Nigeria to boycott Anglican archbishops summit over gay marriage controversy

Primate of the Church of Nigeria Anglican Communion the Most Rev Nicholas Okoh
Okoh

Primate of the Church of Nigeria, Anglican Communion, the Most Rev Nicholas Okoh, and other traditionalists may boycott a summit of Anglican leaders chaired by the Archbishop of Canterbury because the latter is too liberal over homosexuality.

Daily Mail reports that at least two African archbishops will not attend the October gathering as Archbishop Justin Welby has also invited their liberal counterparts from the US and Scotland, who already conduct gay marriages in church.

Insiders said four or five other conservative archbishops from Africa and Asia could also boycott the Canterbury summit of the leaders of the 70 million-strong Anglican Communion, of which the Archbishop of Canterbury is nominal leader. The snub would be a fresh blow to Archbishop Welby’s efforts to prevent a permanent split in global Anglicanism.

Conservative archbishops, led by Okoh, on Friday consecrated Canon Andy Lines at a meeting in America after warning that Western churches were abandoning biblical teaching on gay marriage.

The archbishops say the new missionary bishop would support disaffected Anglicans who quit in protest at the Scottish Episcopal Church’s decision to become the first Anglican body in the UK to allow same-sex marriage in its churches.

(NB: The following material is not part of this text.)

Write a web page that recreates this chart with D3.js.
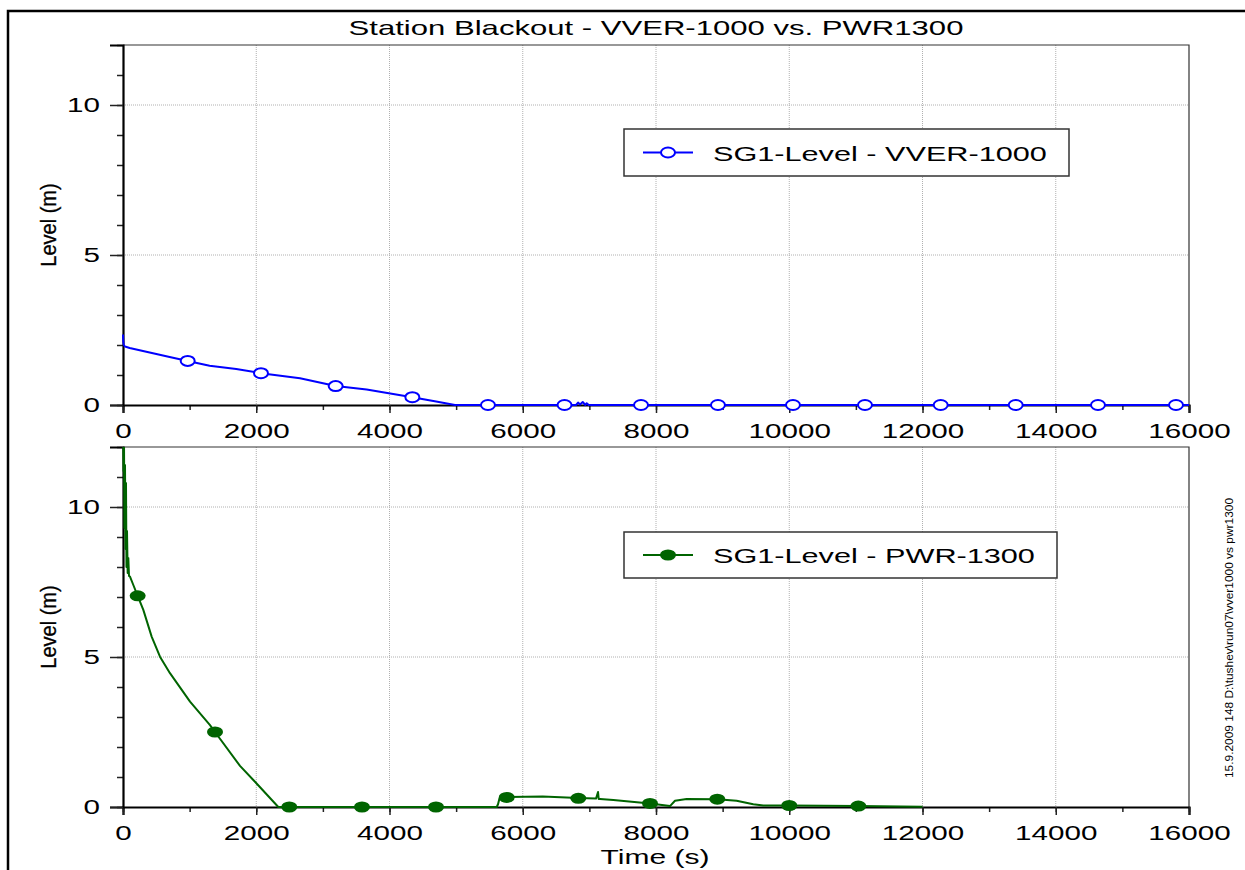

But Canon Lines, a former British Army tank commander and father-of-three from Surrey, will also minister to traditionalist parishes that break away from the Church of England.

At the consecration held in the United States of America, Okoh urged the new bishop to “avoid fruitless controversies… and meetings”.

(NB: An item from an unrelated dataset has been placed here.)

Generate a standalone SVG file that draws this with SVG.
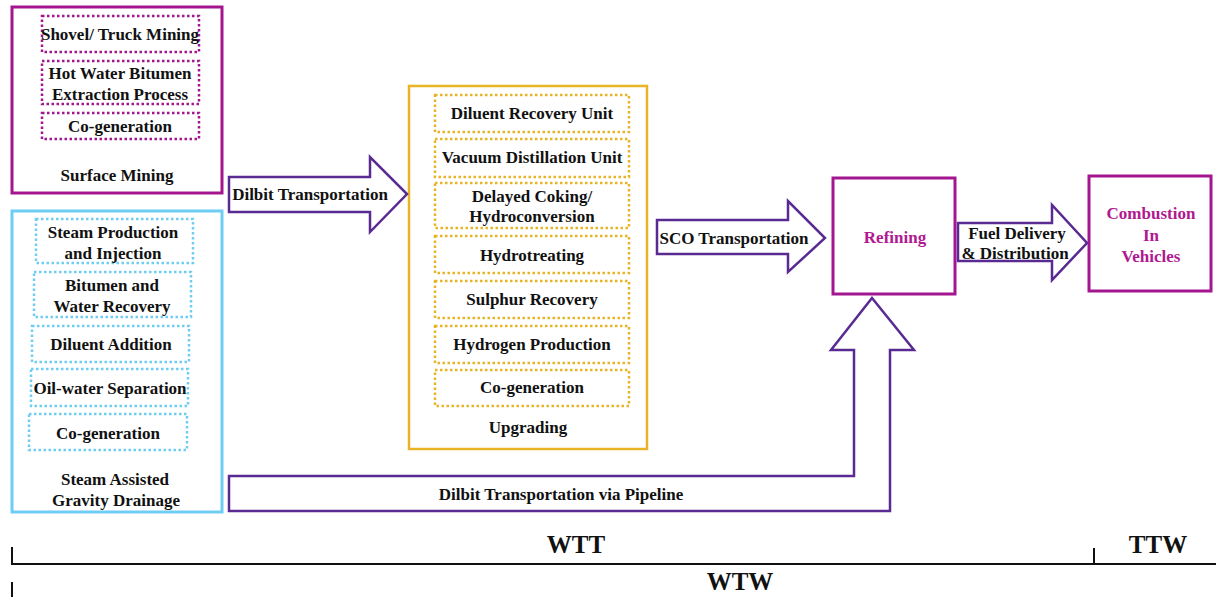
<svg xmlns="http://www.w3.org/2000/svg" width="1216" height="597" viewBox="0 0 1216 597">
<style>
text{font-family:"Liberation Serif","Times New Roman",serif;font-weight:bold;font-size:17px;fill:#111;text-anchor:middle}
.mag{fill:none;stroke:#a3168f;stroke-width:3}
.cyan{fill:none;stroke:#6fcdf4;stroke-width:3}
.gold{fill:none;stroke:#e8b425;stroke-width:2.5}
.dmag{fill:none;stroke:#a3168f;stroke-width:2.5;stroke-dasharray:2.5 2.5}
.dcyan{fill:none;stroke:#6fcdf4;stroke-width:2.5;stroke-dasharray:2.5 2.5}
.dgold{fill:none;stroke:#e8b425;stroke-width:2.5;stroke-dasharray:2.5 2.5}
.arr{fill:#fff;stroke:#5a2a93;stroke-width:2.5;stroke-linejoin:miter}
.pt{fill:#b0198f}
.big{font-size:25px}
.ln{stroke:#111;stroke-width:2;fill:none}
</style>
<rect width="1216" height="597" fill="#fff"/>

<g id="surface-mining">
<rect class="mag" x="12" y="7" width="210" height="186"/>
<rect class="dmag" x="42" y="16" width="157" height="36"/>
<text x="120" y="40">Shovel/ Truck Mining</text>
<rect class="dmag" x="42" y="61" width="157" height="43"/>
<text x="120" y="79">Hot Water Bitumen</text>
<text x="120" y="100">Extraction Process</text>
<rect class="dmag" x="42" y="113" width="157" height="26"/>
<text x="120" y="132">Co-generation</text>
<text x="117" y="181">Surface  Mining</text>
</g>

<g id="sagd">
<rect class="cyan" x="12" y="211" width="210" height="301"/>
<rect class="dcyan" x="36" y="219" width="157" height="44"/>
<text x="113" y="238">Steam Production</text>
<text x="113" y="259">and Injection</text>
<rect class="dcyan" x="34" y="272" width="157" height="45"/>
<text x="112" y="291">Bitumen and</text>
<text x="112" y="312">Water Recovery</text>
<rect class="dcyan" x="32" y="326" width="157" height="36"/>
<text x="111" y="350">Diluent Addition</text>
<rect class="dcyan" x="31" y="369" width="157" height="37"/>
<text x="110" y="394">Oil-water Separation</text>
<rect class="dcyan" x="29" y="414" width="158" height="36"/>
<text x="108" y="439">Co-generation</text>
<text x="115" y="485">Steam  Assisted</text>
<text x="116" y="506">Gravity Drainage</text>
</g>

<g id="upgrading">
<rect class="gold" x="409" y="86" width="238" height="363"/>
<rect class="dgold" x="435" y="95" width="194" height="37"/>
<text x="532" y="119">Diluent Recovery Unit</text>
<rect class="dgold" x="435" y="139" width="194" height="38"/>
<text x="532" y="163">Vacuum Distillation Unit</text>
<rect class="dgold" x="435" y="183" width="194" height="45"/>
<text x="532" y="202">Delayed Coking/</text>
<text x="532" y="222">Hydroconversion</text>
<rect class="dgold" x="435" y="236" width="194" height="37"/>
<text x="532" y="261">Hydrotreating</text>
<rect class="dgold" x="435" y="281" width="194" height="37"/>
<text x="532" y="305">Sulphur Recovery</text>
<rect class="dgold" x="435" y="326" width="194" height="37"/>
<text x="532" y="350">Hydrogen Production</text>
<rect class="dgold" x="435" y="370" width="194" height="36"/>
<text x="532" y="393">Co-generation</text>
<text x="528" y="433">Upgrading</text>
</g>

<g id="refining">
<rect class="mag" x="833" y="178" width="122" height="116"/>
<text class="pt" x="895" y="243">Refining</text>
</g>

<g id="combustion">
<rect class="mag" x="1089" y="176" width="122" height="115"/>
<text class="pt" x="1151" y="219">Combustion</text>
<text class="pt" x="1151" y="241">In</text>
<text class="pt" x="1151" y="262">Vehicles</text>
</g>

<g id="connectors">
<polygon class="arr" points="229,177 370,177 370,157 407,194 370,232 370,212 229,212"/>
<text x="310" y="200">Dilbit Transportation</text>
<polygon class="arr" points="657,220 788,220 788,201 825,238 788,272 788,254 657,254"/>
<text x="734" y="244">SCO Transportation</text>
<polygon class="arr" points="958,223 1052,223 1052,205 1087,243 1052,280 1052,261 958,261"/>
<text x="1017" y="239">Fuel Delivery</text>
<text x="1015" y="259">&amp; Distribution</text>
<polygon class="arr" points="229,476 854,476 854,350 831,350 872,298 914,350 890,350 890,511 229,511"/>
<text x="561" y="500">Dilbit Transportation via Pipeline</text>
</g>

<g id="scale">
<path class="ln" d="M12,547 V564 H1216 M1094,548 V564 M12,582 V597"/>
<text class="big" x="576" y="553">WTT</text>
<text class="big" x="1158" y="553">TTW</text>
<text class="big" x="740" y="590">WTW</text>
</g>
</svg>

Archbishop Welby is also coming under fresh pressure from Church of England liberals to lift the ban on same-sex marriages in English churches. The Dean of Westminster Abbey, John Hall, broke his silence last week to urge the reform.

A source close to the conservative archbishops said that some had decided not to go to the summit and some were still making up their minds.

He added: “If the Archbishop of Canterbury wants to be certain of having the majority of the Anglican Communion in attendance, it isn’t complicated. He can choose not to invite those few, small provinces who have unrepentantly torn the fabric of the Communion.”